We have evaluated our proposed method of personalized summarization in the domain of learning by means of a standalone summarizer integrated with the educational system ALEF (see Figure 1). We have performed two experiments during Functional and Logic Programming (FLP) and Principles of Software Engineering (PSE) courses.

ALEF with summarizer component

Figure 1. Example screenshot of ALEF (in Slovak) with the integrated summarizer (1). Current user rating is shown in the right top corner (2). Students can also add feedback in the form of free text (3) or navigate themselves to the next summary by clicking the Next button in the right bottom corner (4).

In total, 75 students have participated on these experiments. Their task has been to evaluate quality of the presented summaries of educational texts by rating them and providing feedback in the form of answers to the follow-up questions. We have incquired whether whether the sentences selected for the summary are representative, whether the summary is suitable for the revision or whether it could help them to decide the document relevance. We have also been interested whether the length of the summary is suitable given the length and content of the document and if it is readable and comprehensible.

Furthermore, we have chosen a control expert group to compare their summary evaluation to that of the other students. The group has consisted of five to seven domain experts. In contrast to the other participants, they have been presented both summary variants (in random order) for each educational text in order to decide which variant is better or whether they are equal.

We have gathered summaries for 303 educational texts (explanation learning objects), 2242 summary ratings and 385 summary variants comparisons from experts. Moreover, students have answered 479 follow-up questions.

Summarization Considering RDT


Summarization considering the domain-relevant terms has on average gained higher score (3.79) on the five-point scale compared to the first variant (generic summarization), which has scored 3.54 on average.
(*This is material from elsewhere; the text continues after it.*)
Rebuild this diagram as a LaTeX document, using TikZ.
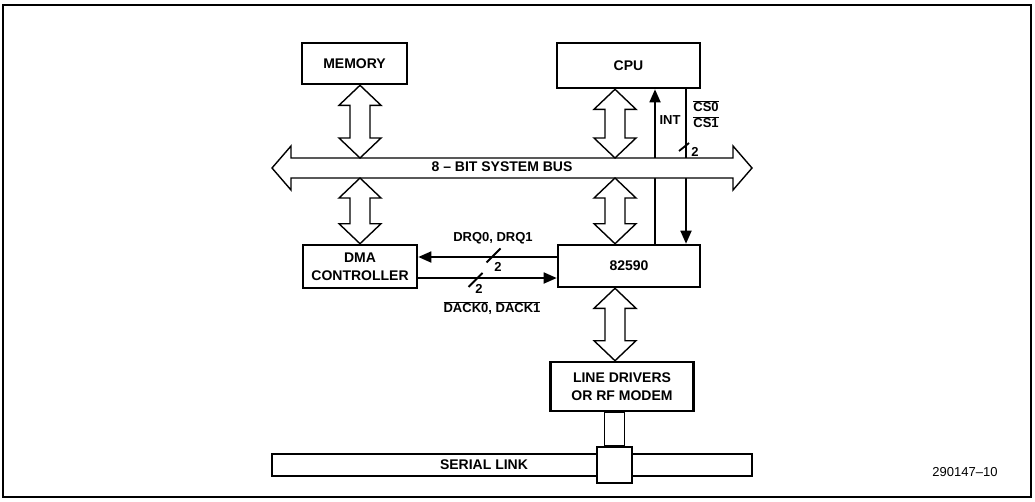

We have also computed average score for each summary variant for each document. The second variant (summarization considering RDT) has scored more in comparison to the first one in 48% of the cases, the same in 11% and less in 41%. The comparison of summaries by the experts has given us similar results. The second variant has been evaluated as better in 49% of the cases, as equal in 20% and worse in 31% (see Figure 2). Thus, our results suggest that considering the domain-relevant terms in the summarization process leads to better summaries in comparison to the baseline generic variant.

Summarization considering RDT vs. the generic variant

Figure 2. Comparison of summary variants, where A means that summary considering the domain-relevant terms was evaluated as better, B that generic summary was better and C that they were equal.

Summarization Considering Annotations


Summarization considering annotations has been evaluated (by the epert students group) as better in comparison with the generic variant in 48% of cases. This number is similar to the results from the experiment with RDT. However, much lower is the number of cases when the generic variant has been evaulated as better (only 24%, see Figure 3). Thus, we can conclude that considering annotations in the summarization process leads to better summaries in comparison to the baseline generic variant as well.

Summarization considering annotations vs. the generic variant

Figure 3. Comparison of summary variants, where A means that summary considering the annotations was evaluated as better, B that generic summary was better and C that they were equal.

Conclusions


Our experimental results suggest that using the domain-relevant terms in the process of summarization, as well as annotations, can help selecting representative sentences capable of summarizing the document, even for revision. Furthermore, students' answers to the follow-up questions show that our approach is capable of generating readable and comprehensible summaries with satisfiable length.